- Milan, Washington
- Coordinates: 47°58′01″N 117°19′54″W﻿ / ﻿47.96694°N 117.33167°W
- Country: United States
- State: Washington
- County: Spokane
- Elevation: 1,800 ft (550 m)
- Time zone: UTC-8 (Pacific (PST))
- • Summer (DST): UTC-7 (PDT)
- ZIP code: 99003
- Area code: 509
- GNIS feature ID: 1512463

= Milan, Washington =

Unincorporated community in Washington, United States

Milan is an unincorporated community in Spokane County, Washington, United States. It is named after the Italian city of Milan.

==Geography==
Milan is a rural community located along the Burlington Northern Railroad in northern Spokane County. The Little Spokane River flows through flows through the community. U.S. Route 2 runs north-south about a mile and a half west of Milan. Nearby communities include Elk, 5 miles upstream from Milan, and Deer Park, 7 miles to the west. Spokane, the region's largest city, is 23 miles to the south along U.S. Route 2.

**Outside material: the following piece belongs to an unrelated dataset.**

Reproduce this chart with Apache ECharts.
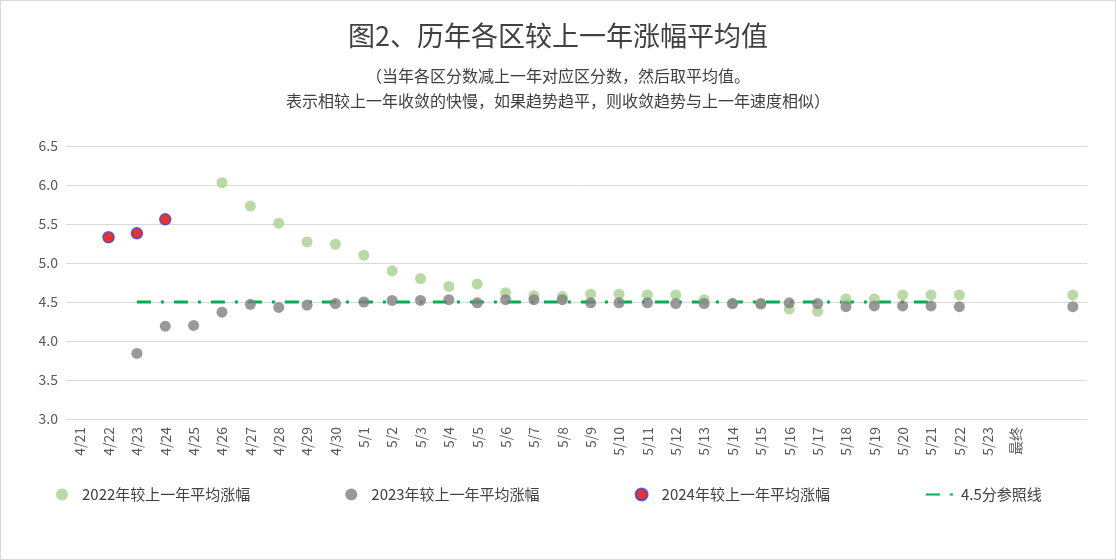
<!DOCTYPE html>
<html><head><meta charset="utf-8">
<script src="https://cdn.jsdelivr.net/npm/echarts@6/dist/echarts.min.js"></script>
<style>html,body{margin:0;background:#fff}#c{width:1116px;height:560px;box-sizing:border-box;border:1px solid #d9d9d9}</style>
</head><body><div id="c"></div>
<script>
const categories=['4/21','4/22','4/23','4/24','4/25','4/26','4/27','4/28','4/29','4/30','5/1','5/2','5/3','5/4','5/5','5/6','5/7','5/8','5/9','5/10','5/11','5/12','5/13','5/14','5/15','5/16','5/17','5/18','5/19','5/20','5/21','5/22','5/23','最终','',' '];
const s2022=[null,null,null,null,null,6.03,5.73,5.51,5.27,5.24,5.10,4.90,4.80,4.70,4.73,4.62,4.58,4.57,4.60,4.60,4.59,4.59,4.53,4.48,4.47,4.41,4.38,4.54,4.54,4.59,4.59,4.59,null,null,null,4.59];
const s2023=[null,null,3.84,4.19,4.20,4.37,4.47,4.43,4.46,4.48,4.50,4.52,4.52,4.53,4.49,4.53,4.53,4.53,4.49,4.49,4.49,4.48,4.48,4.48,4.48,4.49,4.48,4.44,4.45,4.45,4.45,4.44,null,null,null,4.44];
const s2024=[null,5.33,5.38,5.56];
const refLine=[null,null,4.5,4.5,4.5,4.5,4.5,4.5,4.5,4.5,4.5,4.5,4.5,4.5,4.5,4.5,4.5,4.5,4.5,4.5,4.5,4.5,4.5,4.5,4.5,4.5,4.5,4.5,4.5,4.5,4.5];
const yTicks={min:3.0,max:6.5,interval:0.5};
const names=['2022年较上一年平均涨幅','2023年较上一年平均涨幅','2024年较上一年平均涨幅','4.5分参照线'];
const chart=echarts.init(document.getElementById('c'));
const F='"Noto Sans CJK SC","Noto Sans",sans-serif';
chart.setOption({
  textStyle:{fontFamily:F},
  title:[{text:'图2、历年各区较上一年涨幅平均值',left:'center',top:16,textStyle:{fontSize:27,fontWeight:'normal',color:'#404040',fontFamily:F}},
    {text:'（当年各区分数减上一年对应区分数，然后取平均值。\n表示相较上一年收敛的快慢，如果趋势趋平，则收敛趋势与上一年速度相似）',left:'center',top:57,textStyle:{fontSize:16,fontWeight:'normal',color:'#404040',lineHeight:25,align:'center',fontFamily:F}}],
  grid:{left:65,right:28,top:145,bottom:140},
  legend:{bottom:52,left:50,itemGap:95,itemWidth:30,itemHeight:12,textStyle:{fontSize:15,color:'#404040'},
    data:[names[0],names[1],names[2],{name:names[3],itemStyle:{opacity:0}}]},
  xAxis:{type:'category',data:categories,boundaryGap:true,axisTick:{show:false},axisLine:{lineStyle:{color:'#d9d9d9'}},
    axisLabel:{rotate:90,interval:0,fontSize:14,color:'#595959'}},
  yAxis:{type:'value',...yTicks,axisLine:{show:false},axisTick:{show:false},splitLine:{lineStyle:{color:'#d9d9d9'}},
    axisLabel:{fontSize:14,color:'#595959',formatter:v=>v.toFixed(1)}},
  series:[
    {name:names[0],type:'scatter',data:s2022,symbolSize:11,itemStyle:{color:'#a9d18e'}},
    {name:names[1],type:'scatter',data:s2023,symbolSize:11,itemStyle:{color:'#7f7f7f'}},
    {name:names[2],type:'scatter',data:s2024,symbolSize:11,itemStyle:{color:'#e00000',borderColor:'#4040d0',borderWidth:1.5}},
    {name:names[3],type:'line',data:refLine,showSymbol:false,symbol:'none',lineStyle:{color:'#00b050',width:3,type:[14,10,3,10]},itemStyle:{color:'#00b050'},z:1}
  ]
});
</script></body></html>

The community is located in a thin but deep valley that rises from 1800 ft along the Little Spokane River up to 2638 ft at the summit of Milan Hill just southeast of the town site. The foothills and mountains in the Milan area are part of the Selkirk Mountains.

Milan is served by the Riverside School District. The schools are located just outside of town at the intersection of U.S. Route 2 and Deer Park-Milan Road.

==History==
In 1900, Milan was an important shipping point on the Great Northern Railway. There were two sawmills in the community, and two more within a couple of miles, which supplied lumber to the city of Spokane. James Conalton was Milan's postmaster and storekeeper at the time.

Today Milan is a residential community with a few dozen buildings. At the intersection of U.S. Route 2 and Deer Park-Milan road, about a mile and a half from the original community, are commercial and public buildings including restaurants, a market and schools that serve the broader area.